You gotta hand it to baby boomer Alan Paul of Hawthorne, New Jersey. He isn’t standing still. He’s out there looking for new passions. And he has just found another one. In a bag.
I’m 69 years old. Three score and nine. A full thirty-nine years beyond the boundary at which, as an idealistic but foolish young man, I should cease to trust those who had reached that lofty milestone.
At my current advanced age, I find that I have developed a new passion: I love barbecue-flavored potato chips. I’m not sure that prior to a few weeks ago, I had ever tasted a bbq-flavored potato chip. But on an impulse-buy recently at Kilroy’s Wonder Market in Glen Rock, New Jersey, I purchased a bag of bbq-flavored potato chips and, truth be told, now I can’t live without them.
There are other things and people I am passionate about: my wife, my daughter and (somewhat to my surprise) her new husband Jon, who has quickly become the son I never had. Music, and writing, and photography. A whole lot of stuff, now that I think about it. What is surprising, though, is that I can add to my collection of passions as I advance in age. Didn’t my passion quotient maximize itself many years ago? Isn’t there an age at which human beings are required to give up the acquisition of new passions and pleasures? Shouldn’t we be expected to more-or-less ease gracefully and passively into advanced age while yielding the pursuit of passion to those young enough to truly appreciate it?
I guess not, assuming that my own experience is comparable to yours. Perhaps this ability to acquire passion late in life is a genetic mutation of the Boomer breed. After all, aren’t we the generation that goes grudgingly into “senior” status, kicking, scratching, and biting all the way? Damn straight we are! So why shouldn’t we be willing — even eager — to pursue previously undiscovered passions well into our golden-oldie years?
When I was contemplating retirement a few years before my 66th birthday, my wife Jan would shake her head and purse her lips disapprovingly. “I don’t know,” she would say, a clear note of foreboding in her voice. “I think that everything starts to shrivel up once you retire.” I have to admit that the image formed in my mind of everything shriveling up did cause me, if only briefly, to reconsider the plan.
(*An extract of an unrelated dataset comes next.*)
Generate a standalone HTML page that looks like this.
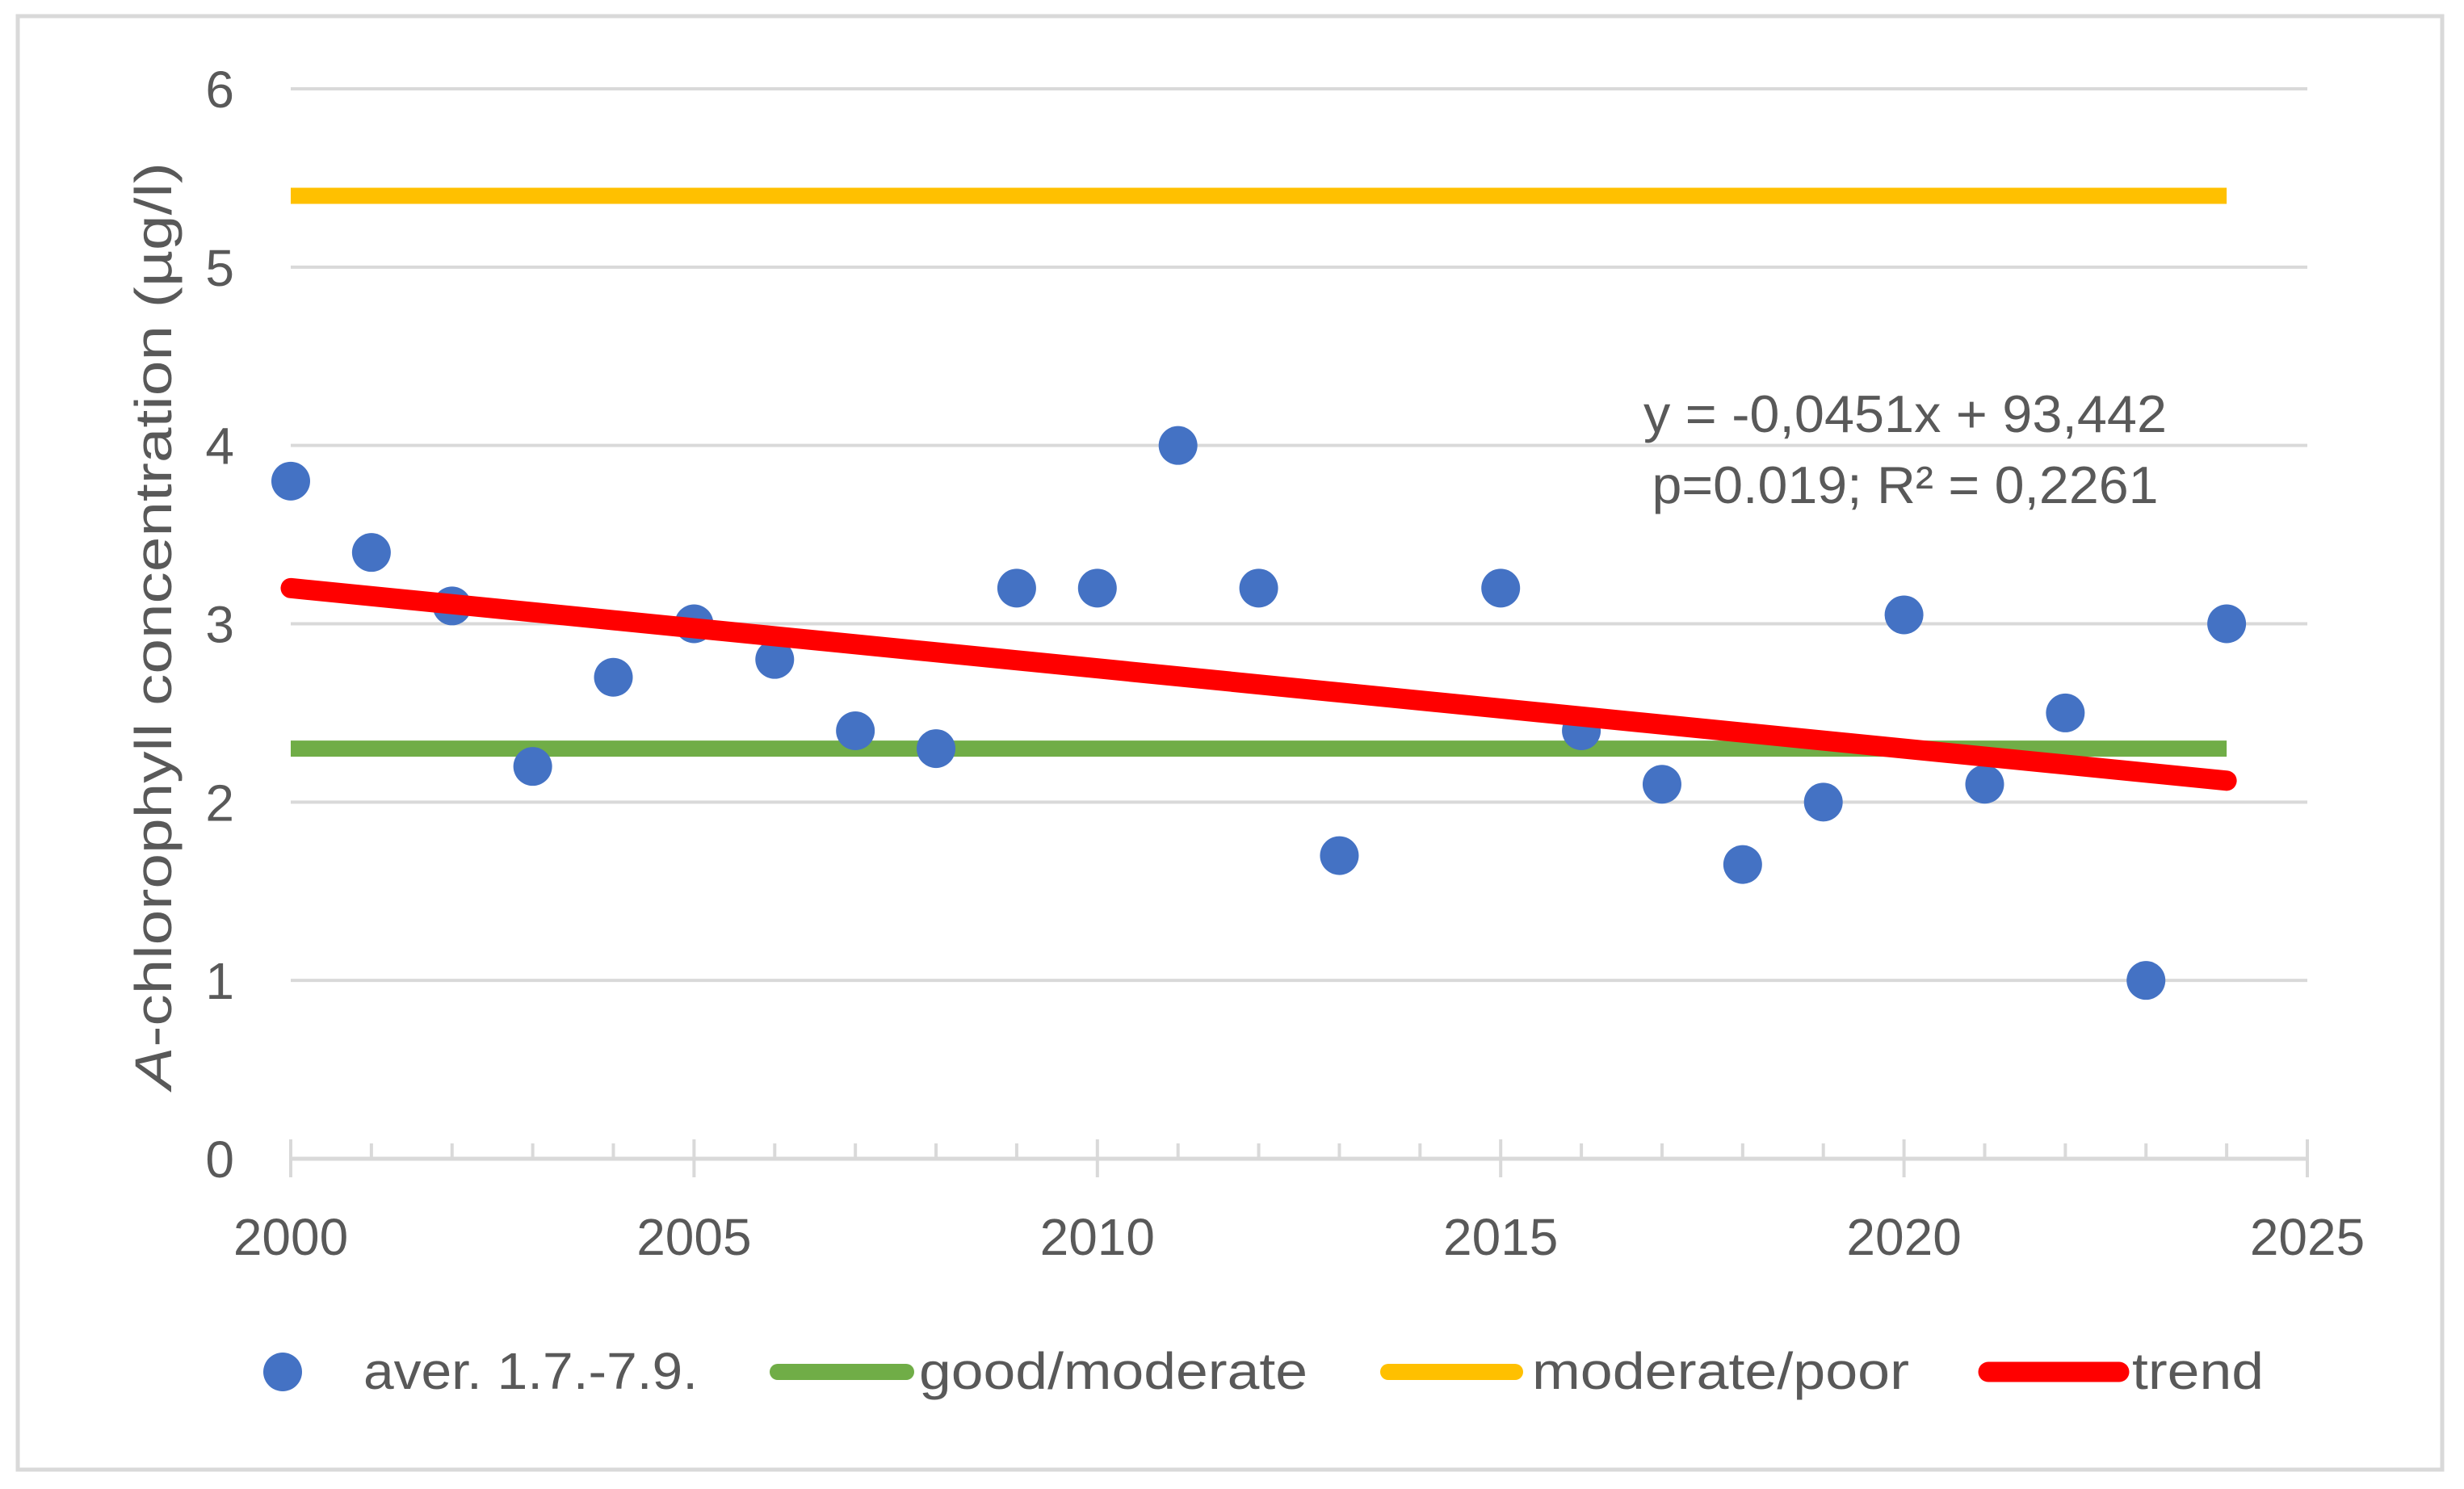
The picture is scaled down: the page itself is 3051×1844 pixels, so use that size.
<!DOCTYPE html>
<html><head><meta charset="utf-8">
<style>
html,body{margin:0;padding:0;background:#fff;}
svg{display:block;font-family:"Liberation Sans",sans-serif;}
</style></head>
<body>
<svg id="chart" width="3051" height="1844" viewBox="0 0 3051 1844" xmlns="http://www.w3.org/2000/svg">
<rect x="0" y="0" width="3051" height="1844" fill="#fff"/>
<rect x="22" y="20" width="3002" height="1800" fill="none" stroke="#d9d9d9" stroke-width="5"/>
<g id="grid"></g>
<g id="axis"></g>
<g id="series"></g>
<text transform="translate(212,775) rotate(-90)" text-anchor="middle" font-size="64" fill="#595959" textLength="1148" lengthAdjust="spacingAndGlyphs"><tspan font-style="italic">A</tspan>-chlorophyll concentration (µg/l)</text>
<text x="2359" y="535" text-anchor="middle" font-size="65" fill="#595959" textLength="648" lengthAdjust="spacingAndGlyphs">y = -0,0451x + 93,442</text>
<text x="2359" y="623" text-anchor="middle" font-size="65" fill="#595959" textLength="627" lengthAdjust="spacingAndGlyphs">p=0.019; R² = 0,2261</text>
<g>
  <circle cx="350" cy="1699" r="24" fill="#4472c4"/>
  <text x="450" y="1720" font-size="64" fill="#595959" textLength="414" lengthAdjust="spacingAndGlyphs">aver. 1.7.-7.9.</text>
  <line x1="963" y1="1699" x2="1122" y2="1699" stroke="#70ad47" stroke-width="20" stroke-linecap="round"/>
  <text x="1138" y="1720" font-size="64" fill="#595959" textLength="481" lengthAdjust="spacingAndGlyphs">good/moderate</text>
  <line x1="1719" y1="1699" x2="1876" y2="1699" stroke="#ffc000" stroke-width="20" stroke-linecap="round"/>
  <text x="1897" y="1720" font-size="64" fill="#595959" textLength="467" lengthAdjust="spacingAndGlyphs">moderate/poor</text>
  <line x1="2462" y1="1699" x2="2624" y2="1699" stroke="#ff0000" stroke-width="25" stroke-linecap="round"/>
  <text x="2640" y="1720" font-size="64" fill="#595959" textLength="163" lengthAdjust="spacingAndGlyphs">trend</text>
</g>
</svg>
<script>
const years = [2000,2001,2002,2003,2004,2005,2006,2007,2008,2009,2010,2011,2012,2013,2015,2016,2017,2018,2019,2020,2021,2022,2023,2024];
const averages = [3.8,3.4,3.1,2.2,2.7,3.0,2.8,2.4,2.3,3.2,3.2,4.0,3.2,1.7,3.2,2.4,2.1,1.65,2.0,3.05,2.1,2.5,1.0,3.0];
const goodModerate = 2.3;
const moderatePoor = 5.4;
const trendYears = [2000, 2024];
const trendValues = [3.2, 2.12];
const yTicks = [0,1,2,3,4,5,6];
const xTicks = [2000,2005,2010,2015,2020,2025];
const xMin = 2000, xMax = 2025, yMin = 0, yMax = 6;

const NS = "http://www.w3.org/2000/svg";
const L = 360, R = 2857, T = 110, B = 1435;
function xs(v){ return L + (v - xMin) / (xMax - xMin) * (R - L); }
function ys(v){ return B - (v - yMin) / (yMax - yMin) * (B - T); }
function mk(tag, attrs, parent){ const e = document.createElementNS(NS, tag); for (const k in attrs) e.setAttribute(k, attrs[k]); parent.appendChild(e); return e; }

const grid = document.getElementById('grid');
const axis = document.getElementById('axis');
const series = document.getElementById('series');

yTicks.forEach(t => {
  if (t !== 0) {
    const g = mk('line', {x1: L, x2: R, y1: ys(t), y2: ys(t), stroke: '#d9d9d9', 'stroke-width': 4}, grid);
    
    
  }
  const tx = mk('text', {x: 290, y: ys(t) + 23, 'text-anchor': 'end', 'font-size': 64, fill: '#595959'}, axis);
  tx.textContent = t;
  
  
});

const ax = mk('line', {x1: L, x2: R, y1: B, y2: B, stroke: '#d9d9d9', 'stroke-width': 5}, axis);


for (let y = xMin; y <= xMax; y++) {
  const major = (y % 5 === 0);
  const tk = mk('line', {x1: xs(y), x2: xs(y), y1: major ? 1411 : 1416, y2: major ? 1458 : B, stroke: '#d9d9d9', 'stroke-width': 4}, axis);
  
  
}
xTicks.forEach(t => {
  const tx = mk('text', {x: xs(t), y: 1554, 'text-anchor': 'middle', 'font-size': 64, fill: '#595959'}, axis);
  tx.textContent = t;
  
  
});

const yFirst = years[0], yLast = years[years.length - 1];
const gm = mk('line', {x1: xs(yFirst), x2: xs(yLast), y1: ys(goodModerate), y2: ys(goodModerate), stroke: '#70ad47', 'stroke-width': 20}, series);


const mp = mk('line', {x1: xs(yFirst), x2: xs(yLast), y1: ys(moderatePoor), y2: ys(moderatePoor), stroke: '#ffc000', 'stroke-width': 20}, series);



years.forEach((yr, i) => {
  const c = mk('circle', {cx: xs(yr), cy: ys(averages[i]), r: 24, fill: '#4472c4'}, series);
  
  
});

const tr = mk('line', {x1: xs(trendYears[0]), x2: xs(trendYears[1]), y1: ys(trendValues[0]), y2: ys(trendValues[1]), stroke: '#ff0000', 'stroke-width': 25, 'stroke-linecap': 'round'}, series);


</script>
</body></html>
But the more I thought about it, the more convinced I became that retirement (for me, at least) could be an inflating, rather than a shriveling, experience.
In July 2015 here at BoomerCafé, I wrote a piece about “Life’s Greatest Pleasures” in which I said, “One of the things that this boomer’s advancing age has taught me is that one must take the time, especially as we get older, to do as many of the things that give us pleasure, as often as we can possibly do them.” At the time, I wasn’t sure that we could acquire new passions as we edge ever closer to our inevitable rendezvous with Norman Greenbaum’s apocryphal Spirit in the Sky. Now, with the enlightenment supplied by bbq-flavored potato chips, I am convinced.
Italian film director Federico Fellini, one of the most passionate people who ever lived, once said, “There is no end. There is no beginning. There is only the passion of life.” Si, cosi vero. Yes, so true.